The falling dollar reflects an unwillingness of private and public portfolio investors around the world to hold the current amounts of dollar securities at the existing interest rate and exchange rate. To induce them to do so, and to increase their holdings by the roughly $700bn needed to fund this year’s US current account deficit, requires either a lower value of the dollar (so there is less risk of further dollar decline) or a higher rate of interest (to compensate them for any further fall of the dollar).
A lower dollar has the favourable effect of stimulating US net exports and therefore of raising the US growth rate at a time of general economic weakness. In contrast, higher interest rates would reduce aggregate investment and other aspects of aggregate demand. The US has therefore been fortunate that the adjustment to the fall in world demand for US securities has taken the form of a lower dollar rather than of a rise in the level of US interest rates.

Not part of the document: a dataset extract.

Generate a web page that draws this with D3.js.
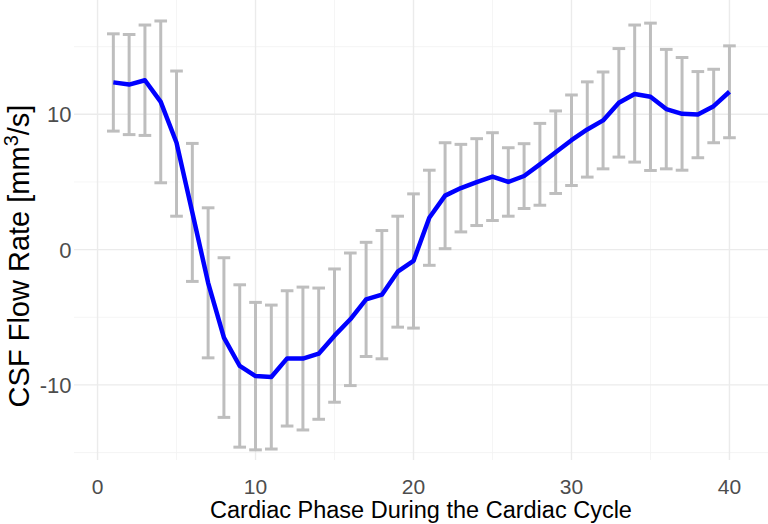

Conclusion? Let the dollars continue falling and pay no more attention to the global whining than China paid attention to American and European complains that the artificially low value of their currency is killing our industry. I am sorry Saudi Arabia is not hurting more. It surely deserves it as a major part of the high price of oil is caused by oil producers determination to make the most of a commodity the West desperately wants to learn to do without.
Yes, Europe may pay the highest price but it could have avoided a major part of it had it not waited until it was too late to join US demands that China permit its currency to float as its trading partners do. In this as in Middle Eastern troubles, Europe is paying for its failure to realize yet again that in a world in which freedom is under attack by Islamists and autocrats, it should cooperate, not compete, with the US. Ironically, this is a repeat scenario. The same dynamic led the US to abandon the gold standard in the 70s. The good news is that just as it did during the 80s, Europe is beginning to see the light and the world economy is rebalancing itself.